When compiling files containing mixed MIPS16 and non-MIPS16 code, the preprocessor symbol __mips16 reflects the setting on the command line, not that within individual functions. Mixed MIPS16 and non-MIPS16 code may interact badly with some GCC extensions such as __builtin_apply (see Constructing Calls ).

micromips, MIPS
nomicromips, MIPS
On MIPS targets, you can use the micromips and nomicromips function attributes to locally select or turn off microMIPS code generation. A function with the micromips attribute is emitted as microMIPS code, while microMIPS code generation is disabled for functions with the nomicromips attribute.
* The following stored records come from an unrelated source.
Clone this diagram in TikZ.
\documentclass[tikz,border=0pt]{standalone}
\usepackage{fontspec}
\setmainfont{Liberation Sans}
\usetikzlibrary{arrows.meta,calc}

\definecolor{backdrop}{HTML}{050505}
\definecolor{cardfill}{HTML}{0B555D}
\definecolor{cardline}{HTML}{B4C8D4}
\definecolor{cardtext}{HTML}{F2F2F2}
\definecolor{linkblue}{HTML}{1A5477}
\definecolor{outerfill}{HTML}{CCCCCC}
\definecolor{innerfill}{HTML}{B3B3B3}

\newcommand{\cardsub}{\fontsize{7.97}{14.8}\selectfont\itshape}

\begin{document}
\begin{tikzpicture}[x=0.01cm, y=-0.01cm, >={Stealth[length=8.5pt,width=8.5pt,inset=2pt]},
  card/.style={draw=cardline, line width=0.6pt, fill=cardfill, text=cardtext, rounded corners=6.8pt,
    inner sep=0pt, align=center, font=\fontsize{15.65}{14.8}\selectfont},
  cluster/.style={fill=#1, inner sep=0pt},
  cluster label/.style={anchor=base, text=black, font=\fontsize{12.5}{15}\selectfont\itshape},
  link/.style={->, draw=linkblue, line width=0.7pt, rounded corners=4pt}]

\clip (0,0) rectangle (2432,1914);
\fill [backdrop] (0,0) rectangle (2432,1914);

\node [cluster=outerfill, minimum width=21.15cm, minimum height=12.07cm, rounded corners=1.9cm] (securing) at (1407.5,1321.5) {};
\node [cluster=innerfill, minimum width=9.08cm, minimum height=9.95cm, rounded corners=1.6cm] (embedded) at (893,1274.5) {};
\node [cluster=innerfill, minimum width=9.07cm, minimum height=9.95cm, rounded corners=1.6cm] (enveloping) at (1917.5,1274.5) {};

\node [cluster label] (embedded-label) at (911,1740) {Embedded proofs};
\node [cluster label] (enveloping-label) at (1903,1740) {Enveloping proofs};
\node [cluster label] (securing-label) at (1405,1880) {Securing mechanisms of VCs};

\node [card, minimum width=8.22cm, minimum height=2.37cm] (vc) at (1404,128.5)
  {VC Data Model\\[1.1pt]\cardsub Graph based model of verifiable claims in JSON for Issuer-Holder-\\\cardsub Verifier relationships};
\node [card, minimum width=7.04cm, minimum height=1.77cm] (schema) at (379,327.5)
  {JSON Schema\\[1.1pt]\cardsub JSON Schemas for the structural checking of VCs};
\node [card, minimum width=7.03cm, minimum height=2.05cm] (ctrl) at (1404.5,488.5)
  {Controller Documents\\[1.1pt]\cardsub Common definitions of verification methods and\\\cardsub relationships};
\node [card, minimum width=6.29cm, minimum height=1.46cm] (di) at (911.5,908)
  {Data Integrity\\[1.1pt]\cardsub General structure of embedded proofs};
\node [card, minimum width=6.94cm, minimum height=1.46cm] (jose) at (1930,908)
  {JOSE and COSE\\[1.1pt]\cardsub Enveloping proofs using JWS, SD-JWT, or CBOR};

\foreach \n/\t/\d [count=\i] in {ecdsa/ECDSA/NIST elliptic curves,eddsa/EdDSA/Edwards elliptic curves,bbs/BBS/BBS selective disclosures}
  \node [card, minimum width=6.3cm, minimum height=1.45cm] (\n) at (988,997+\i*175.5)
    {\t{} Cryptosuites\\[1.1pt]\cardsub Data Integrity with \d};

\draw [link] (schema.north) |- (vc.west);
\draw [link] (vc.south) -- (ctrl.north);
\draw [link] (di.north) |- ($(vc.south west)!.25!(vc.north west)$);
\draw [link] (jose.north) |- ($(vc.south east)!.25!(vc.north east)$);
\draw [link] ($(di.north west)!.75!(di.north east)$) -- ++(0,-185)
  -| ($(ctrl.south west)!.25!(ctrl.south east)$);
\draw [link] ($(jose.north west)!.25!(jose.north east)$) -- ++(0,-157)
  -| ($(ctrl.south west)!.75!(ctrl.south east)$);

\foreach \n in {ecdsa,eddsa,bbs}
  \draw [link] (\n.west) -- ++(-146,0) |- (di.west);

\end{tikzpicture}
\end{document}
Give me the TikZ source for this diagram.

These attributes override the -mmicromips and -mno-micromips options on the command line (see MIPS Options ).

When compiling files containing mixed microMIPS and non-microMIPS code, the preprocessor symbol __mips_micromips reflects the setting on the command line, not that within individual functions. Mixed microMIPS and non-microMIPS code may interact badly with some GCC extensions such as __builtin_apply (see Constructing Calls ).

nocompression
On MIPS targets, you can use the nocompression function attribute to locally turn off MIPS16 and microMIPS code generation. This attribute overrides the -mips16 and -mmicromips options on the command line (see MIPS Options ).